**WHAT YOU SHOULD DO:** Word for word, give the material below again, minus any images.

**RAW DATA:**
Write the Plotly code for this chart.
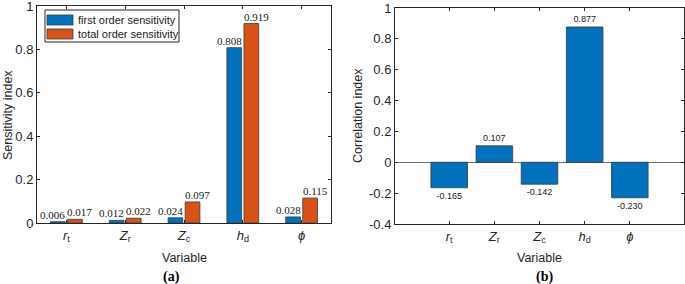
import plotly.graph_objects as go

# ---- data ----
variables = ["<i>r</i><sub>t</sub>", "<i>Z</i><sub>r</sub>", "<i>Z</i><sub>c</sub>",
             "<i>h</i><sub>d</sub>", "<i>ϕ</i>"]
positions = [1, 2, 3, 4, 5]
first_order = [0.006, 0.012, 0.024, 0.808, 0.028]
total_order = [0.017, 0.022, 0.097, 0.919, 0.115]
correlation = [-0.165, 0.107, -0.142, 0.877, -0.230]
left_yticks = [0, 0.2, 0.4, 0.6, 0.8, 1]
left_yticktext = ["0", "0.2", "0.4", "0.6", "0.8", "1"]
right_yticks = [-0.4, -0.2, 0, 0.2, 0.4, 0.6, 0.8, 1]
right_yticktext = ["-0.4", "-0.2", "0", "0.2", "0.4", "0.6", "0.8", "1"]
series_names = ["first order sensitivity", "total order sensitivity"]

BLUE = "#0072BD"
ORANGE = "#D95319"
EDGE = "#3a3a3a"
AX = "#262626"
SANS = "Liberation Sans, Arial, sans-serif"
SERIF = "Liberation Serif, Times New Roman, serif"

W, H = 685, 284
BW = 0.25          # bar width (left panel)
OFF_B, OFF_O = -0.27, 0.02

fig = go.Figure()

fig.add_trace(go.Bar(
    x=positions, y=first_order, name=series_names[0], showlegend=False,
    xaxis="x", yaxis="y", offset=OFF_B, width=BW,
    marker=dict(color=BLUE, line=dict(color=EDGE, width=0.8)),
))
fig.add_trace(go.Bar(
    x=positions, y=total_order, name=series_names[1], showlegend=False,
    xaxis="x", yaxis="y", offset=OFF_O, width=BW,
    marker=dict(color=ORANGE, line=dict(color=EDGE, width=0.8)),
))
fig.add_trace(go.Bar(
    x=positions, y=correlation, name="correlation", showlegend=False,
    xaxis="x2", yaxis="y2", offset=-0.405, width=0.81,
    marker=dict(color=BLUE, line=dict(color=EDGE, width=0.8)),
    text=[f"{v:.3f}" for v in correlation], textposition="outside",
    textfont=dict(family=SANS, size=9, color="#202020"),
    constraintext="none", cliponaxis=False,
))

axis_common = dict(
    showline=True, linecolor=AX, linewidth=1, mirror="ticks",
    ticks="inside", ticklen=3, tickcolor=AX, showgrid=False, zeroline=False,
    tickfont=dict(family=SANS, size=13, color=AX), automargin=False,
    ticklabeloverflow="allow",
)

fig.update_layout(
    width=W, height=H,
    margin=dict(l=0, r=0, t=0, b=0, autoexpand=False),
    paper_bgcolor="white", plot_bgcolor="white",
    barmode="overlay",
    showlegend=False,
    xaxis=dict(domain=[37 / W, 331 / W], range=[0.5, 5.5],
               tickvals=positions, ticktext=variables, anchor="y", **axis_common),
    yaxis=dict(domain=[(H - 223) / H, (H - 6) / H], range=[0, 1],
               tickvals=left_yticks, ticktext=left_yticktext, anchor="x", **axis_common),
    xaxis2=dict(domain=[395 / W, 684 / W], range=[-0.2, 6.2],
                tickvals=positions, ticktext=variables, anchor="y2", **axis_common),
    yaxis2=dict(domain=[(H - 224) / H, (H - 8) / H], range=[-0.4, 1],
                tickvals=right_yticks, ticktext=right_yticktext, anchor="x2", **axis_common),
)
fig.update_layout(yaxis2_zeroline=True, yaxis2_zerolinecolor="#6e6e6e", yaxis2_zerolinewidth=1)

ann = []
# value labels of the left panel (shifted outward like the original)
for p, v in zip(positions, first_order):
    ann.append(dict(text=f"{v:.3f}", x=p + OFF_B + BW / 2, y=v, xref="x", yref="y",
                    xanchor="center", yanchor="bottom", xshift=-5, yshift=-1, showarrow=False,
                    font=dict(family=SERIF, size=11, color="#202020")))
for p, v in zip(positions, total_order):
    ann.append(dict(text=f"{v:.3f}", x=p + OFF_O + BW / 2, y=v, xref="x", yref="y",
                    xanchor="center", yanchor="bottom", xshift=5, yshift=-1, showarrow=False,
                    font=dict(family=SERIF, size=11, color="#202020")))


def paper_text(text, x, y, size, family=SANS, angle=0, color=AX, xanchor="center"):
    return dict(text=text, x=x / W, y=(H - y) / H, xref="paper", yref="paper",
                xanchor=xanchor, yanchor="middle", showarrow=False, textangle=angle,
                font=dict(family=family, size=size, color=color))


ann.append(paper_text("Variable", 184, 258, 12.5))
ann.append(paper_text("Variable", 539, 258, 12.5))
ann.append(paper_text("Sensitivity index", 8, 115, 12.5, angle=-90))
ann.append(paper_text("Correlation index", 358, 116, 12.5, angle=-90))
ann.append(paper_text("<b>(a)</b>", 171, 277, 14, family=SERIF, color="black"))
ann.append(paper_text("<b>(b)</b>", 544, 277, 14, family=SERIF, color="black"))

# legend box (drawn like the original MATLAB legend with wide swatches)
shapes = [
    dict(type="rect", xref="paper", yref="paper", x0=45 / W, x1=179 / W,
         y0=(H - 42) / H, y1=(H - 10) / H, line=dict(color=AX, width=1), fillcolor="white"),
]
for i, (name, col) in enumerate(zip(series_names, [BLUE, ORANGE])):
    top = 15 + i * 14
    shapes.append(dict(type="rect", xref="paper", yref="paper", x0=47 / W, x1=73 / W,
                       y0=(H - top - 10) / H, y1=(H - top) / H,
                       line=dict(color=EDGE, width=0.8), fillcolor=col))
    ann.append(paper_text(name, 76, top + 5, 11, color="#202020", xanchor="left"))

fig.update_layout(annotations=ann, shapes=shapes)

fig.write_html(
    "out.html",
    config={"displayModeBar": False},
    post_script="document.body.style.margin='0';document.body.style.overflow='hidden';"
                "document.documentElement.style.overflow='hidden';",
)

**THE OUTPUT:**
Write the Plotly code for this chart.
import plotly.graph_objects as go

# ---- data ----
variables = ["<i>r</i><sub>t</sub>", "<i>Z</i><sub>r</sub>", "<i>Z</i><sub>c</sub>",
             "<i>h</i><sub>d</sub>", "<i>ϕ</i>"]
positions = [1, 2, 3, 4, 5]
first_order = [0.006, 0.012, 0.024, 0.808, 0.028]
total_order = [0.017, 0.022, 0.097, 0.919, 0.115]
correlation = [-0.165, 0.107, -0.142, 0.877, -0.230]
left_yticks = [0, 0.2, 0.4, 0.6, 0.8, 1]
left_yticktext = ["0", "0.2", "0.4", "0.6", "0.8", "1"]
right_yticks = [-0.4, -0.2, 0, 0.2, 0.4, 0.6, 0.8, 1]
right_yticktext = ["-0.4", "-0.2", "0", "0.2", "0.4", "0.6", "0.8", "1"]
series_names = ["first order sensitivity", "total order sensitivity"]

BLUE = "#0072BD"
ORANGE = "#D95319"
EDGE = "#3a3a3a"
AX = "#262626"
SANS = "Liberation Sans, Arial, sans-serif"
SERIF = "Liberation Serif, Times New Roman, serif"

W, H = 685, 284
BW = 0.25          # bar width (left panel)
OFF_B, OFF_O = -0.27, 0.02

fig = go.Figure()

fig.add_trace(go.Bar(
    x=positions, y=first_order, name=series_names[0], showlegend=False,
    xaxis="x", yaxis="y", offset=OFF_B, width=BW,
    marker=dict(color=BLUE, line=dict(color=EDGE, width=0.8)),
))
fig.add_trace(go.Bar(
    x=positions, y=total_order, name=series_names[1], showlegend=False,
    xaxis="x", yaxis="y", offset=OFF_O, width=BW,
    marker=dict(color=ORANGE, line=dict(color=EDGE, width=0.8)),
))
fig.add_trace(go.Bar(
    x=positions, y=correlation, name="correlation", showlegend=False,
    xaxis="x2", yaxis="y2", offset=-0.405, width=0.81,
    marker=dict(color=BLUE, line=dict(color=EDGE, width=0.8)),
    text=[f"{v:.3f}" for v in correlation], textposition="outside",
    textfont=dict(family=SANS, size=9, color="#202020"),
    constraintext="none", cliponaxis=False,
))

axis_common = dict(
    showline=True, linecolor=AX, linewidth=1, mirror="ticks",
    ticks="inside", ticklen=3, tickcolor=AX, showgrid=False, zeroline=False,
    tickfont=dict(family=SANS, size=13, color=AX), automargin=False,
    ticklabeloverflow="allow",
)

fig.update_layout(
    width=W, height=H,
    margin=dict(l=0, r=0, t=0, b=0, autoexpand=False),
    paper_bgcolor="white", plot_bgcolor="white",
    barmode="overlay",
    showlegend=False,
    xaxis=dict(domain=[37 / W, 331 / W], range=[0.5, 5.5],
               tickvals=positions, ticktext=variables, anchor="y", **axis_common),
    yaxis=dict(domain=[(H - 223) / H, (H - 6) / H], range=[0, 1],
               tickvals=left_yticks, ticktext=left_yticktext, anchor="x", **axis_common),
    xaxis2=dict(domain=[395 / W, 684 / W], range=[-0.2, 6.2],
                tickvals=positions, ticktext=variables, anchor="y2", **axis_common),
    yaxis2=dict(domain=[(H - 224) / H, (H - 8) / H], range=[-0.4, 1],
                tickvals=right_yticks, ticktext=right_yticktext, anchor="x2", **axis_common),
)
fig.update_layout(yaxis2_zeroline=True, yaxis2_zerolinecolor="#6e6e6e", yaxis2_zerolinewidth=1)

ann = []
# value labels of the left panel (shifted outward like the original)
for p, v in zip(positions, first_order):
    ann.append(dict(text=f"{v:.3f}", x=p + OFF_B + BW / 2, y=v, xref="x", yref="y",
                    xanchor="center", yanchor="bottom", xshift=-5, yshift=-1, showarrow=False,
                    font=dict(family=SERIF, size=11, color="#202020")))
for p, v in zip(positions, total_order):
    ann.append(dict(text=f"{v:.3f}", x=p + OFF_O + BW / 2, y=v, xref="x", yref="y",
                    xanchor="center", yanchor="bottom", xshift=5, yshift=-1, showarrow=False,
                    font=dict(family=SERIF, size=11, color="#202020")))


def paper_text(text, x, y, size, family=SANS, angle=0, color=AX, xanchor="center"):
    return dict(text=text, x=x / W, y=(H - y) / H, xref="paper", yref="paper",
                xanchor=xanchor, yanchor="middle", showarrow=False, textangle=angle,
                font=dict(family=family, size=size, color=color))


ann.append(paper_text("Variable", 184, 258, 12.5))
ann.append(paper_text("Variable", 539, 258, 12.5))
ann.append(paper_text("Sensitivity index", 8, 115, 12.5, angle=-90))
ann.append(paper_text("Correlation index", 358, 116, 12.5, angle=-90))
ann.append(paper_text("<b>(a)</b>", 171, 277, 14, family=SERIF, color="black"))
ann.append(paper_text("<b>(b)</b>", 544, 277, 14, family=SERIF, color="black"))

# legend box (drawn like the original MATLAB legend with wide swatches)
shapes = [
    dict(type="rect", xref="paper", yref="paper", x0=45 / W, x1=179 / W,
         y0=(H - 42) / H, y1=(H - 10) / H, line=dict(color=AX, width=1), fillcolor="white"),
]
for i, (name, col) in enumerate(zip(series_names, [BLUE, ORANGE])):
    top = 15 + i * 14
    shapes.append(dict(type="rect", xref="paper", yref="paper", x0=47 / W, x1=73 / W,
                       y0=(H - top - 10) / H, y1=(H - top) / H,
                       line=dict(color=EDGE, width=0.8), fillcolor=col))
    ann.append(paper_text(name, 76, top + 5, 11, color="#202020", xanchor="left"))

fig.update_layout(annotations=ann, shapes=shapes)

fig.write_html(
    "out.html",
    config={"displayModeBar": False},
    post_script="document.body.style.margin='0';document.body.style.overflow='hidden';"
                "document.documentElement.style.overflow='hidden';",
)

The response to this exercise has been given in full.